◆ WHAT TO PRODUCE ◆
Retype the run of lines that opens with the line containing "Output the LaTeX" and closes with the line containing "(passt) at (72,111)", exactly and inclusively, but skip the pictures.
▬▬▬▬▬▬
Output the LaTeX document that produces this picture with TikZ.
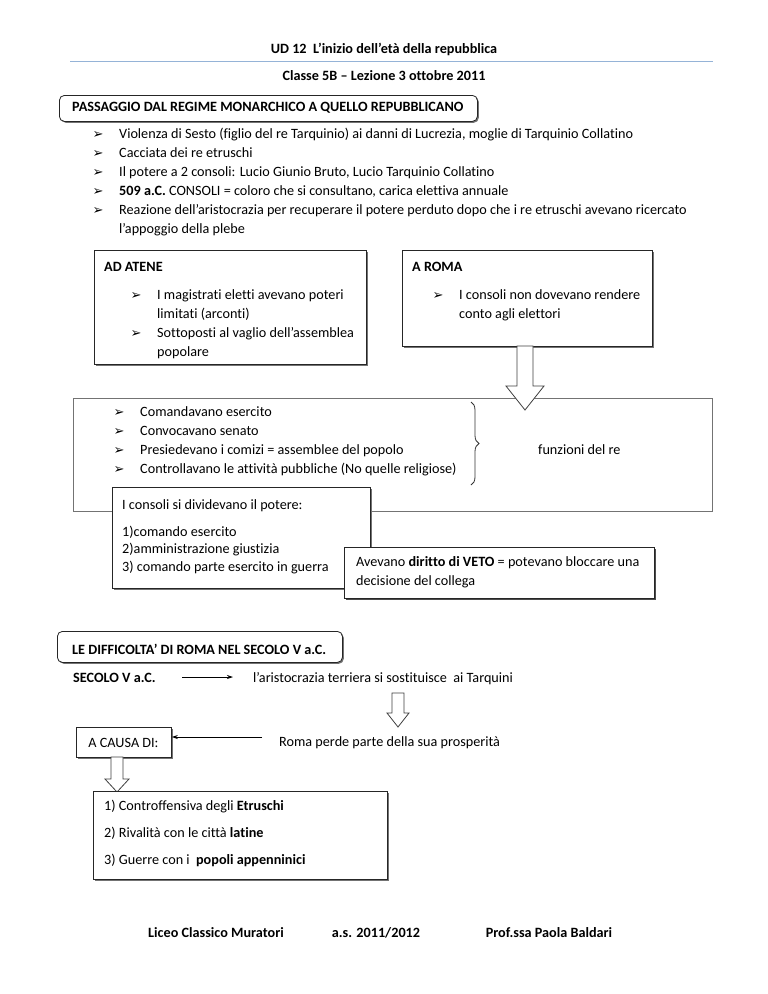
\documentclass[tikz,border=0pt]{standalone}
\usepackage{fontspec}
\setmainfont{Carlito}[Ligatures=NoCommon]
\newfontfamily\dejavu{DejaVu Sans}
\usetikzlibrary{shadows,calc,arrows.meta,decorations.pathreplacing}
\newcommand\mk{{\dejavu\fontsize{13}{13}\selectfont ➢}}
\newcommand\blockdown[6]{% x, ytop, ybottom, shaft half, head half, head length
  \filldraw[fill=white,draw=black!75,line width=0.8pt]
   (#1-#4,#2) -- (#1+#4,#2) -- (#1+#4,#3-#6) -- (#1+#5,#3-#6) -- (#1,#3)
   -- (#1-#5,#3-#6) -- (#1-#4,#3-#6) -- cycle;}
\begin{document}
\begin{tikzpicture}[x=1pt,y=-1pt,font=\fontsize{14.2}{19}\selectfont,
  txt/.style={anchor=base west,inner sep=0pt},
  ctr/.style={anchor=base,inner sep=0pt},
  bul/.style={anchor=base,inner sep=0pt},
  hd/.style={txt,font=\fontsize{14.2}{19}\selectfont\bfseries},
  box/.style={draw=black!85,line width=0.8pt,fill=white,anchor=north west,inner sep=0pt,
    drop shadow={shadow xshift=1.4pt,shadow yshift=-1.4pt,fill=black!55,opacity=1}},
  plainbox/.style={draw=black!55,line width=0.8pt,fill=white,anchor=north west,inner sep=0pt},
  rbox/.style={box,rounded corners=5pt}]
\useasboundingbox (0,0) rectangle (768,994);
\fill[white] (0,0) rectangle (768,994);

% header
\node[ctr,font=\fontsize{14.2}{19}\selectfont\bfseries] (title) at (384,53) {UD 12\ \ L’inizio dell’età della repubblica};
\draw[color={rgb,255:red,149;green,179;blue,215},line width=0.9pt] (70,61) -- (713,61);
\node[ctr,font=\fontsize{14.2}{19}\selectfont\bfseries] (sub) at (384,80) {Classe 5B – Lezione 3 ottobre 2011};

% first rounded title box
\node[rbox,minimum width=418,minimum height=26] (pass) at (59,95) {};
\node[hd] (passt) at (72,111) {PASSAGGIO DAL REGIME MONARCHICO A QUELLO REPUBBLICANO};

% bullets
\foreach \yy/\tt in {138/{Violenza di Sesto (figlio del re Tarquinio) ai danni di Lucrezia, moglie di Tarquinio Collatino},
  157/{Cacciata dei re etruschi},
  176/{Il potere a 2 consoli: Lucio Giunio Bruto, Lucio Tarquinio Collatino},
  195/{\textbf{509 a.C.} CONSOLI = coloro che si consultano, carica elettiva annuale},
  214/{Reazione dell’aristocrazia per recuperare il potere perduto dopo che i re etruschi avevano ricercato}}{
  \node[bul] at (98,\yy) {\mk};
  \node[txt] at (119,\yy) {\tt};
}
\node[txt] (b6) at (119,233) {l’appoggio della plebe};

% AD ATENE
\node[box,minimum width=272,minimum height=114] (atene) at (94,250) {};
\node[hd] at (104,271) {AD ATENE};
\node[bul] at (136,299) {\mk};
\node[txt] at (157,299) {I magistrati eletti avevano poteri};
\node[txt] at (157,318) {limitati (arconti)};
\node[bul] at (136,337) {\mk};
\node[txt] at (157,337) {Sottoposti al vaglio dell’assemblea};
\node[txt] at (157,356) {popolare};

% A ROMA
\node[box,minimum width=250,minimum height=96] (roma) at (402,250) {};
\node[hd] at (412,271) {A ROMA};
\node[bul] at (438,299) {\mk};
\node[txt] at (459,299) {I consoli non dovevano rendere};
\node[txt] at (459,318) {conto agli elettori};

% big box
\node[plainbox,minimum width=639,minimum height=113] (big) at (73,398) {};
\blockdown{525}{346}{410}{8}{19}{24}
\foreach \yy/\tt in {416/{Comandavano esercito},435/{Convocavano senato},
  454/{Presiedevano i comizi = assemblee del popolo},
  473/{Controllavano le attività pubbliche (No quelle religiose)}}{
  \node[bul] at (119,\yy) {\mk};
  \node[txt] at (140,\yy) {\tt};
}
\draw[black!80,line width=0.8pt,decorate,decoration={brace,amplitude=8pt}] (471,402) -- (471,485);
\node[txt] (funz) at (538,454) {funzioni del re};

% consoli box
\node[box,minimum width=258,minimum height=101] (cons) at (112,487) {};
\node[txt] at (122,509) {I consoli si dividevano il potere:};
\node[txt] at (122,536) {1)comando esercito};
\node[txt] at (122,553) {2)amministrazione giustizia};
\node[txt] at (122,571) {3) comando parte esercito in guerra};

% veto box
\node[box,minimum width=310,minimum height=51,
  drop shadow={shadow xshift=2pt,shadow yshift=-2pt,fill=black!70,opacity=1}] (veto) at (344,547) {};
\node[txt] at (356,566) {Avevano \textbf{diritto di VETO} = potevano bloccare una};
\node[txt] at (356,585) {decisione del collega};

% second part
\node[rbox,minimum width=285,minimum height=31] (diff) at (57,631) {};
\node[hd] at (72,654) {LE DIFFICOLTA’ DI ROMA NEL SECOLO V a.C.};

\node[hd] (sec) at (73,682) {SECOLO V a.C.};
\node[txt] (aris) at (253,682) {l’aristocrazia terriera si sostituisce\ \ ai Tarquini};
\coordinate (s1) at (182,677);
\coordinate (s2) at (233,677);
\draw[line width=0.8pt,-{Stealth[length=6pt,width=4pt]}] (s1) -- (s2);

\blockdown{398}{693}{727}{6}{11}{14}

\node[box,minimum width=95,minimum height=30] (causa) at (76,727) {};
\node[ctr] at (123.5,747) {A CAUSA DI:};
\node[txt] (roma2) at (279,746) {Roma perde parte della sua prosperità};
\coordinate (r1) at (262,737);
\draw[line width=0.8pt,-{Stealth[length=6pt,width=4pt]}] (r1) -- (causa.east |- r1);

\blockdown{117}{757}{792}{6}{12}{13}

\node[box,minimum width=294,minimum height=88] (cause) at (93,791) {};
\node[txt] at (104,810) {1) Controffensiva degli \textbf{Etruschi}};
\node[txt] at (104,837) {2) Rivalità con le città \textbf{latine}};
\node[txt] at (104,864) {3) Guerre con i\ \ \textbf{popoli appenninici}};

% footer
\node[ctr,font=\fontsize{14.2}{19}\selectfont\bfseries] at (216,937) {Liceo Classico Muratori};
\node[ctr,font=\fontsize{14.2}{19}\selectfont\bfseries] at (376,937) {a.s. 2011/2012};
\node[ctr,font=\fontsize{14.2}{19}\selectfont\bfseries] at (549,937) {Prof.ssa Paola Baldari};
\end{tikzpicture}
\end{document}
▬▬▬▬▬▬
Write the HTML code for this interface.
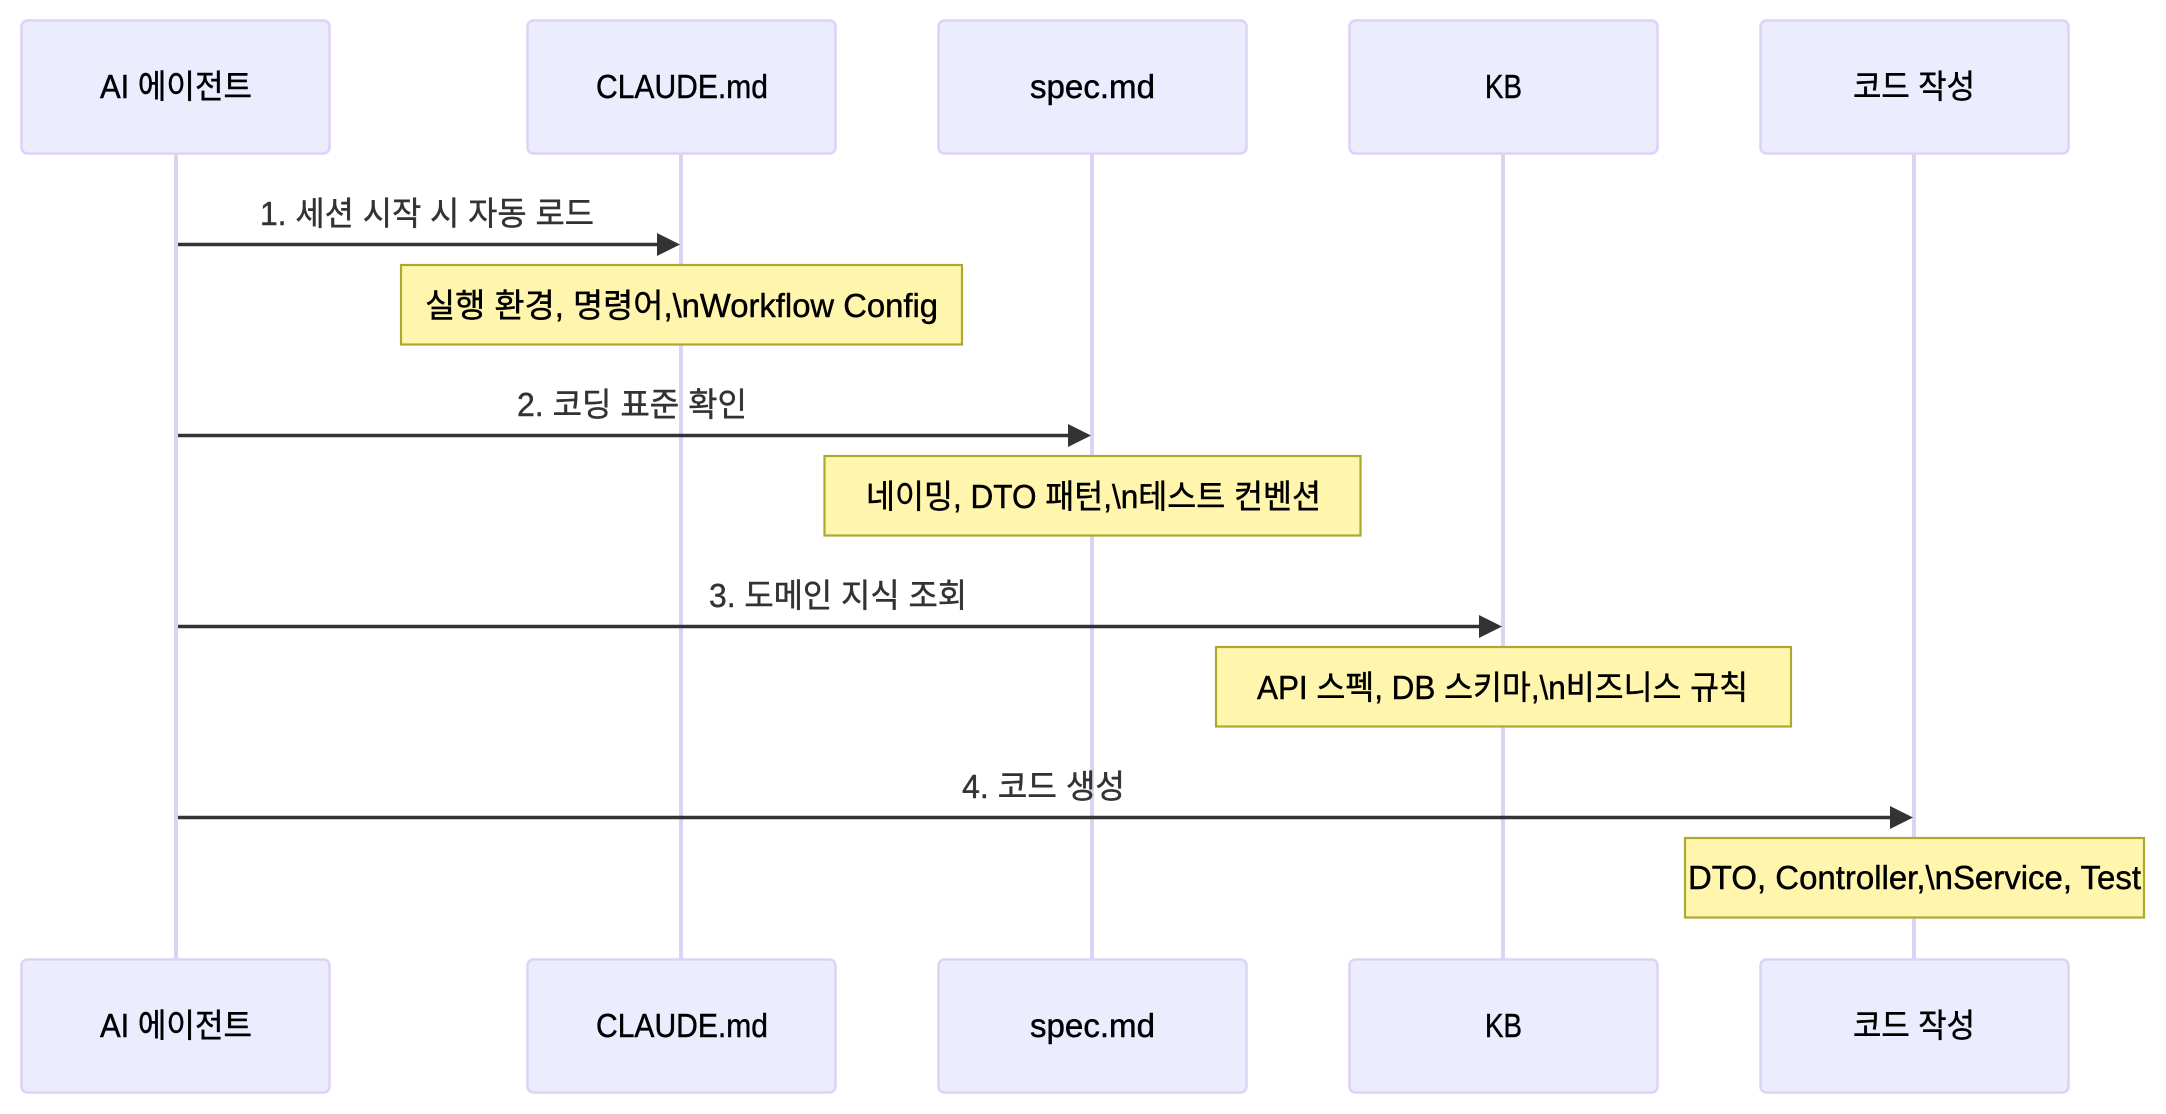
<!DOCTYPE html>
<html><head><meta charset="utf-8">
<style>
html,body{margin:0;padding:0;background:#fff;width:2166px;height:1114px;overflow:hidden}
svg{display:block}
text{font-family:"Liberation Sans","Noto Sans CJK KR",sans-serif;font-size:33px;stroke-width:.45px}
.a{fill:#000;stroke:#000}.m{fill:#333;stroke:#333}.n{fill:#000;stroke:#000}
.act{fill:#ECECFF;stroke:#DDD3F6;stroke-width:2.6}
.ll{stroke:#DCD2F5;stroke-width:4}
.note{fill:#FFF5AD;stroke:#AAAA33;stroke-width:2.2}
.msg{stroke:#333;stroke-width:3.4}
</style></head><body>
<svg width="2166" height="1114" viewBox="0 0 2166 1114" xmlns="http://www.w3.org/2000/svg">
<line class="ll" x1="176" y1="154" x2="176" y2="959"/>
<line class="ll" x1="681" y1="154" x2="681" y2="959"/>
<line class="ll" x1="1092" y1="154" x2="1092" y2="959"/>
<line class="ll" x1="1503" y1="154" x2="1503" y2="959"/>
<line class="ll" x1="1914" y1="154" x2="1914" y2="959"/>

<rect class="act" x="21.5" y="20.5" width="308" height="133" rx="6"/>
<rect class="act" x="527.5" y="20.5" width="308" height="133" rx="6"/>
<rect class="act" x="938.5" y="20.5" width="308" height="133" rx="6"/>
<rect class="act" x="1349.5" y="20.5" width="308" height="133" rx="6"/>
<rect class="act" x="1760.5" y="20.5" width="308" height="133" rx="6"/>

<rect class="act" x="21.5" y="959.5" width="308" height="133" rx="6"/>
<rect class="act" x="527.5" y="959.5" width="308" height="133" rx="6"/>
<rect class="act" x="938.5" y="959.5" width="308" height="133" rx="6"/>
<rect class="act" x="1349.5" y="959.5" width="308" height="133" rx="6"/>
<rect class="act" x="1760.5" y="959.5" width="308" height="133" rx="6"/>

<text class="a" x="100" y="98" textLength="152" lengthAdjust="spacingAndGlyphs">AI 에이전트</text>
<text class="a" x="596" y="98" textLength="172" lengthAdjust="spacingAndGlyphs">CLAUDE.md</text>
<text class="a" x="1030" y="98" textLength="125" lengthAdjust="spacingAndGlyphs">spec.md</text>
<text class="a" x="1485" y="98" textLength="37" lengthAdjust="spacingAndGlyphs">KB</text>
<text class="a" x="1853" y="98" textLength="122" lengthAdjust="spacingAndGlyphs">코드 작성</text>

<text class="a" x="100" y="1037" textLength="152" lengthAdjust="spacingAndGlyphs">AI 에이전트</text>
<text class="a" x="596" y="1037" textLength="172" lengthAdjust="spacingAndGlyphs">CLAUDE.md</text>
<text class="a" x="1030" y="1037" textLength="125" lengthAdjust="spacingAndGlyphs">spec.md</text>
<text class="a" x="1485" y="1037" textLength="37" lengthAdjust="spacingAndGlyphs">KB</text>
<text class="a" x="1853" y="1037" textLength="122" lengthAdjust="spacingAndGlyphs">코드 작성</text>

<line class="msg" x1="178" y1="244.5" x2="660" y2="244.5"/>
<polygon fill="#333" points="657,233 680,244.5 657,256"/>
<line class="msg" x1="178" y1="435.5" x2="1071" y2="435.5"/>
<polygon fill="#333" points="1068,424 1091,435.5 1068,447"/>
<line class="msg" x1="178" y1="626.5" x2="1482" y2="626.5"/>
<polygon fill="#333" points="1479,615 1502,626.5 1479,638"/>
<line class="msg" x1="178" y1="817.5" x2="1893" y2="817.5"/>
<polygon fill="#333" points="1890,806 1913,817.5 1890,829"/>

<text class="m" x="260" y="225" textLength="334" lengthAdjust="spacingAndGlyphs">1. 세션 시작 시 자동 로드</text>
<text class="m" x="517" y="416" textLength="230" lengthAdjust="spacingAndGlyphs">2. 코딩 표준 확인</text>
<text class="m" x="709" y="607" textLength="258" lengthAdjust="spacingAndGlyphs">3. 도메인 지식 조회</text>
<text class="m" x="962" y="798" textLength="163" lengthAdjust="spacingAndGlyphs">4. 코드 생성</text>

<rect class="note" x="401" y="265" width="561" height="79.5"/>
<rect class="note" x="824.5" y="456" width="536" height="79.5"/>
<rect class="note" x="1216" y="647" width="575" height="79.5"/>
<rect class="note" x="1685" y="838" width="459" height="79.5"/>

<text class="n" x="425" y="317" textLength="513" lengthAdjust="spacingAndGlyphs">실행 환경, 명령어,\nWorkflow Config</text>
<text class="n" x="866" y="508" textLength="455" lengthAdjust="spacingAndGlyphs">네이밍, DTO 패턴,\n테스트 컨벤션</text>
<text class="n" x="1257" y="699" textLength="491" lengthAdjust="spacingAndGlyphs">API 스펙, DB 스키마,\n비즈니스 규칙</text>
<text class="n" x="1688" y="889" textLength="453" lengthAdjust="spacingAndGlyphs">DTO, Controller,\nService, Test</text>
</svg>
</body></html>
▬▬▬▬▬▬
◆ TASK OUTPUT ◆
Output the LaTeX document that produces this picture with TikZ.
\documentclass[tikz,border=0pt]{standalone}
\usepackage{fontspec}
\setmainfont{Carlito}[Ligatures=NoCommon]
\newfontfamily\dejavu{DejaVu Sans}
\usetikzlibrary{shadows,calc,arrows.meta,decorations.pathreplacing}
\newcommand\mk{{\dejavu\fontsize{13}{13}\selectfont ➢}}
\newcommand\blockdown[6]{% x, ytop, ybottom, shaft half, head half, head length
  \filldraw[fill=white,draw=black!75,line width=0.8pt]
   (#1-#4,#2) -- (#1+#4,#2) -- (#1+#4,#3-#6) -- (#1+#5,#3-#6) -- (#1,#3)
   -- (#1-#5,#3-#6) -- (#1-#4,#3-#6) -- cycle;}
\begin{document}
\begin{tikzpicture}[x=1pt,y=-1pt,font=\fontsize{14.2}{19}\selectfont,
  txt/.style={anchor=base west,inner sep=0pt},
  ctr/.style={anchor=base,inner sep=0pt},
  bul/.style={anchor=base,inner sep=0pt},
  hd/.style={txt,font=\fontsize{14.2}{19}\selectfont\bfseries},
  box/.style={draw=black!85,line width=0.8pt,fill=white,anchor=north west,inner sep=0pt,
    drop shadow={shadow xshift=1.4pt,shadow yshift=-1.4pt,fill=black!55,opacity=1}},
  plainbox/.style={draw=black!55,line width=0.8pt,fill=white,anchor=north west,inner sep=0pt},
  rbox/.style={box,rounded corners=5pt}]
\useasboundingbox (0,0) rectangle (768,994);
\fill[white] (0,0) rectangle (768,994);

% header
\node[ctr,font=\fontsize{14.2}{19}\selectfont\bfseries] (title) at (384,53) {UD 12\ \ L’inizio dell’età della repubblica};
\draw[color={rgb,255:red,149;green,179;blue,215},line width=0.9pt] (70,61) -- (713,61);
\node[ctr,font=\fontsize{14.2}{19}\selectfont\bfseries] (sub) at (384,80) {Classe 5B – Lezione 3 ottobre 2011};

% first rounded title box
\node[rbox,minimum width=418,minimum height=26] (pass) at (59,95) {};
\node[hd] (passt) at (72,111) {PASSAGGIO DAL REGIME MONARCHICO A QUELLO REPUBBLICANO};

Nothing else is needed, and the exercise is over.